NOC officials say that the pipeline project will be completed in 30 months. According to them, Nepal can save over Rs 1 billion annually in transport cost and reduced technical loss once the pipeline comes into operation.
Though the project was initially meant to construct a pipeline from Raxaul to Amlekhgunj, this was later extended to Motihari after IOC shifted its depot from Raxaul to Motihari. Nepal has been requesting the Indian government to extend the pipeline to Kathmandu from Amlkehgunj.
Leaders of both countries have hailed the project as ‘another step towards strengthening’ India-Nepal friendship.
“The pipeline will ensure continuous and uninterrupted supply of petroleum products to Nepal, fulfilling its energy requirements completely and will further boost bilateral relations between the two countries,” said Indian Minister for Petroleum and Natural Gas Dharmendra Pradhan in a tweet.
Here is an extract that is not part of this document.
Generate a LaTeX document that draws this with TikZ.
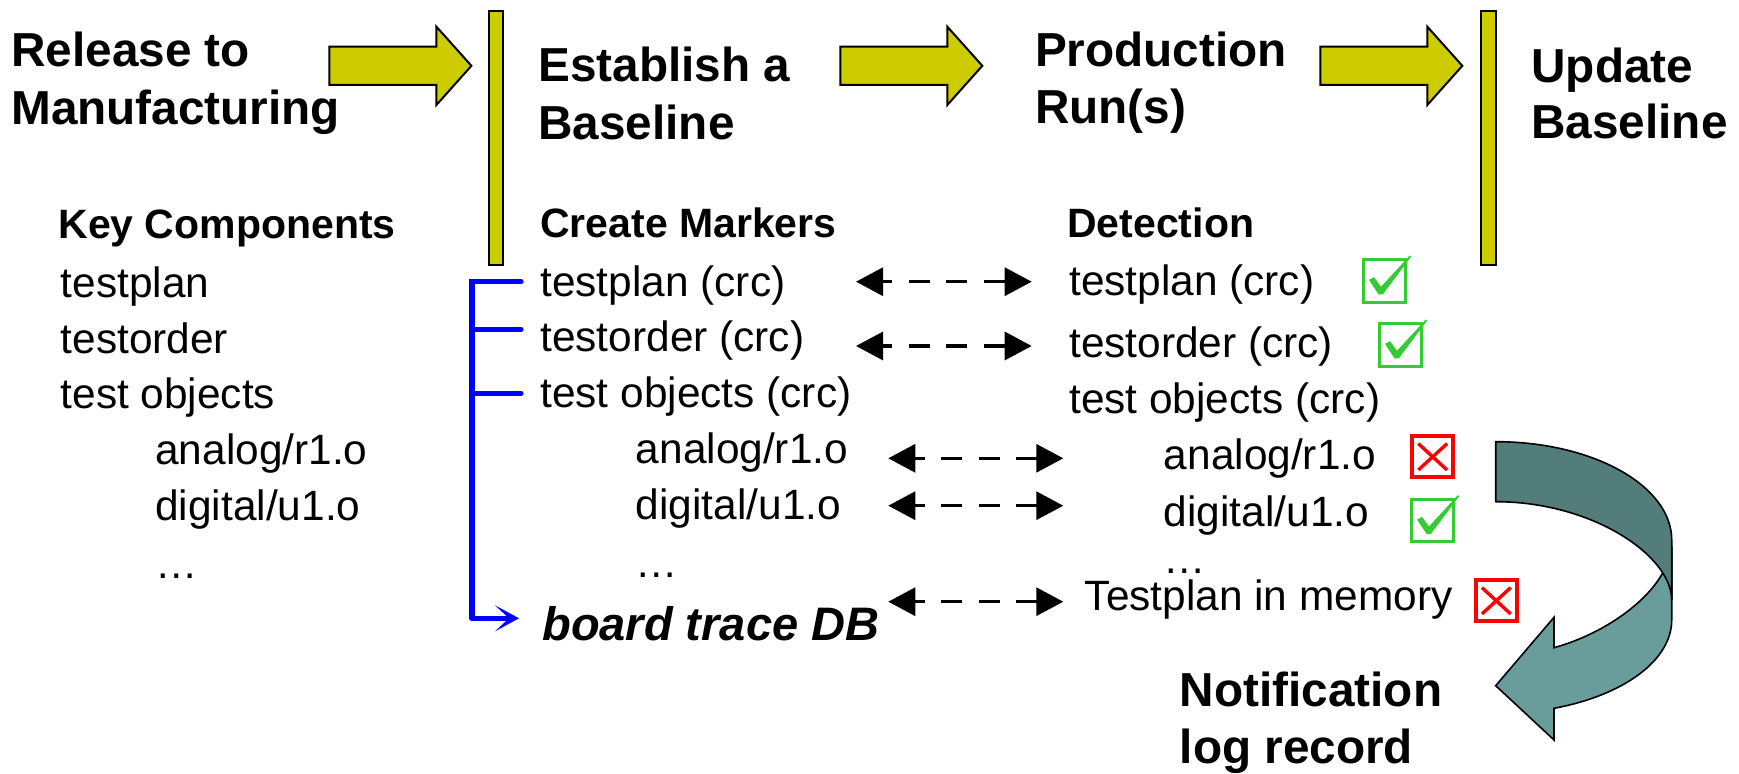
\documentclass[tikz,border=0pt]{standalone}
\usepackage{fontspec}
\setmainfont{Liberation Sans}
\usetikzlibrary{arrows.meta, positioning, calc}

\definecolor{barolive}{RGB}{204,204,0}
\definecolor{tealdark}{RGB}{82,125,123}
\definecolor{teallight}{RGB}{104,157,155}
\definecolor{passgreen}{RGB}{51,204,51}
\definecolor{failred}{RGB}{255,0,0}

% tick and cross drawn inside a named box node
\newcommand{\passmark}[1]{%
  \fill[passgreen] ([shift={(-15.5,-0.9)}]#1.center) -- ([shift={(-10.5,-3.6)}]#1.center)
    -- ([shift={(-3.5,5.9)}]#1.center) -- ([shift={(25.5,-25.5)}]#1.center)
    -- ([shift={(26.5,-24)}]#1.center)
    -- ([shift={(-1.8,13.7)}]#1.center) -- ([shift={(-5.8,13.7)}]#1.center) -- cycle;}
\newcommand{\failmark}[1]{%
  \draw[failred, line width=1.7pt] ([shift={(-14.4,-13.2)}]#1.center) -- ([shift={(14.4,13.2)}]#1.center)
    ([shift={(14.4,-13.2)}]#1.center) -- ([shift={(-14.4,13.2)}]#1.center);}

\begin{document}
\begin{tikzpicture}[
      x=0.5pt, y=-0.5pt,
      txt/.style={anchor=base west, inner sep=0pt, font=\fontsize{21.2}{25}\selectfont},
      head/.style={txt, font=\fontsize{20.5}{25}\selectfont\bfseries},
      title/.style={txt, font=\fontsize{23.85}{29}\selectfont\bfseries},
      dbtxt/.style={txt, font=\fontsize{23.5}{28}\selectfont\bfseries\itshape},
      bar/.style={draw=black, line width=1pt, fill=barolive},
      blockarr/.style={draw=black, line width=1pt, fill=barolive},
      link/.style={{Triangle[length=13.5pt, width=14pt]}-{Triangle[length=13.5pt, width=14pt]},
                   line width=1.6pt, dash pattern=on 10.5pt off 8.25pt, dash phase=5.5pt},
      bus/.style={blue, line width=2.6pt, line cap=round},
      passbox/.style={draw=passgreen, line width=1.4pt, minimum size=21.35pt, inner sep=0pt},
      failbox/.style={draw=failred, line width=2pt, minimum size=20.65pt, inner sep=0pt},
      band/.style={draw=black, line width=0.8pt}
    ]
    \useasboundingbox (0,0) rectangle (1739,774);

    % phases
    \node[title] (rel1)  at (11,66.7)     {Release to};
    \node[title] (rel2)  at (11,124.3)    {Manufacturing};
    \node[title] (est1)  at (538,81.7)    {Establish a};
    \node[title] (est2)  at (538,139.3)   {Baseline};
    \node[title] (prod1) at (1034.7,66.7) {Production};
    \node[title] (prod2) at (1034.7,124)  {Run(s)};
    \node[title] (upd1)  at (1531,82.7)   {Update};
    \node[title] (upd2)  at (1531,138.3)  {Baseline};

    \draw[blockarr] (329.4,46.7) -- ++(107,0) -- ++(0,-20) -- ++(35,39.1) -- ++(-35,39.2) -- ++(0,-20) -- ++(-107,0) -- cycle;
    \draw[blockarr] (840.3,46.7) -- ++(107,0) -- ++(0,-20) -- ++(35,39.1) -- ++(-35,39.2) -- ++(0,-20) -- ++(-107,0) -- cycle;
    \draw[blockarr] (1320.3,46.7) -- ++(107,0) -- ++(0,-20) -- ++(35,39.1) -- ++(-35,39.2) -- ++(0,-20) -- ++(-107,0) -- cycle;
    \draw[bar] (488.7,11) rectangle (503.3,265);
    \draw[bar] (1481,11) rectangle (1495.5,265);

    % column heads
    \node[head] (keyhd)  at (58,238.3)     {Key Components};
    \node[head] (markhd) at (539.8,237.3)  {Create Markers};
    \node[head] (dethd)  at (1066.9,237.3) {Detection};

    % key components
    \node[txt] (kplan)  at (60.3,297.7)  {testplan};
    \node[txt] (korder) at (60.3,353.3)  {testorder};
    \node[txt] (kobj)   at (60.3,409)    {test objects};
    \node[txt] (kana)   at (155,465)     {analog/r1.o};
    \node[txt] (kdig)   at (155,521)     {digital/u1.o};
    \node[txt] (kmore)  at (155,578.3)   {…};

    % markers
    \node[txt] (mplan)  at (540,296.5)   {testplan (crc)};
    \node[txt] (morder) at (540,352)     {testorder (crc)};
    \node[txt] (mobj)   at (540,407.5)   {test objects (crc)};
    \node[txt] (mana)   at (635.5,463.5) {analog/r1.o};
    \node[txt] (mdig)   at (635.5,519.5) {digital/u1.o};
    \node[txt] (mmore)  at (635.5,577)   {…};
    \node[dbtxt] (mdb)  at (542,640.5)   {board trace DB};

    % detection
    \node[txt] (dplan)  at (1068.8,296)  {testplan (crc)};
    \node[txt] (dorder) at (1068.8,358)  {testorder (crc)};
    \node[txt] (dobj)   at (1068.8,413.5) {test objects (crc)};
    \node[txt] (dana)   at (1163.5,470)  {analog/r1.o};
    \node[txt] (ddig)   at (1163.5,526)  {digital/u1.o};
    \node[txt] (dmore)  at (1163.5,574)  {…};
    \node[txt] (dmem)   at (1084.5,610)  {Testplan in memory};

    \node[title] (note1) at (1179.5,706)   {Notification};
    \node[title] (note2) at (1179.5,763.3) {log record};

    % results
    \node[passbox] (ok1)  at (1384.5,280.8) {};
    \node[passbox] (ok2)  at (1400.5,344.8) {};
    \node[failbox] (bad1) at (1432.7,456.8) {};
    \node[passbox] (ok3)  at (1432.5,520.5) {};
    \node[failbox] (bad2) at (1496.3,600.8) {};
    \passmark{ok1}
    \passmark{ok2}
    \passmark{ok3}
    \failmark{bad1}
    \failmark{bad2}

    % compare links
    \coordinate (la1) at (856,281.7);    \coordinate (ra1) at (1031.7,281.7);
    \coordinate (la2) at (856,346);      \coordinate (ra2) at (1031.7,346);
    \coordinate (la4) at (888.3,458.3);  \coordinate (ra4) at (1063.3,458.3);
    \coordinate (la5) at (888.3,505.7);  \coordinate (ra5) at (1063.3,505.7);
    \coordinate (la7) at (888.3,601.7);  \coordinate (ra7) at (1063.3,601.7);
    \draw[link] (la1) -- (ra1);
    \draw[link] (la2) -- (ra2);
    \draw[link] (la4) -- (ra4);
    \draw[link] (la5) -- (ra5);
    \draw[link] (la7) -- (ra7);

    % marker bus
    \coordinate (bus0) at (472,281.7);  \coordinate (busA) at (521,281.7);
    \coordinate (bus1) at (472,329.3);  \coordinate (busB) at (521,329.3);
    \coordinate (bus2) at (472,393.3);  \coordinate (busC) at (521,393.3);
    \coordinate (bus3) at (472,618.3);  \coordinate (busD) at (519,618.3);
    \draw[bus] (busA) -- (bus0) -- (bus3);
    \draw[bus] (bus1) -- (busB);
    \draw[bus] (bus2) -- (busC);
    \draw[bus, -{Stealth[length=12pt, width=13pt, inset=7pt]}] (bus3) -- (busD);

    % curved notification arrow
    \filldraw[band, fill=teallight] (1554,647.7) .. controls (1600,635) and (1645,605) .. (1662.7,572.9)
      -- (1671.7,550) -- (1671.7,620) .. controls (1671.7,659.8) and (1624.7,695.1) .. (1554,708.3)
      -- (1554,740) -- (1495.7,685.7) -- (1554,617.3) -- cycle;
    \filldraw[band, fill=tealdark] (1495.7,441.7) .. controls (1592.9,441.7) and (1671.7,485.7) .. (1671.7,540)
      -- (1671.7,600) .. controls (1671.7,556) and (1592.9,501.7) .. (1495.7,501.7) -- cycle;
  \end{tikzpicture}
\end{document}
The cross-border pipeline project was first proposed by IOC in 1995. However, its implementation has moved at snail pace largely due to skepticism in Nepal over its smooth operation. The two countries did ink an agreement in August of 2015 to construct the pipeline.
Once it is laid, the pipeline is estimated to reduce fuel transport cost by 40 percent, something that is expected to greatly relieve Nepali consumers. It is also expected to generate additional revenue for the government, reduce technical loss, oil theft and road deterioration, besides making oil supplies cleaner and cheaper. The pipeline project is also expected to reduce the long queues of trucks carrying petroleum products at the Birgunj border. Nearly 1,500 trucks have been transporting petroleum products to Nepal.
NOC has long argued that the pipeline will help end fuel shortages.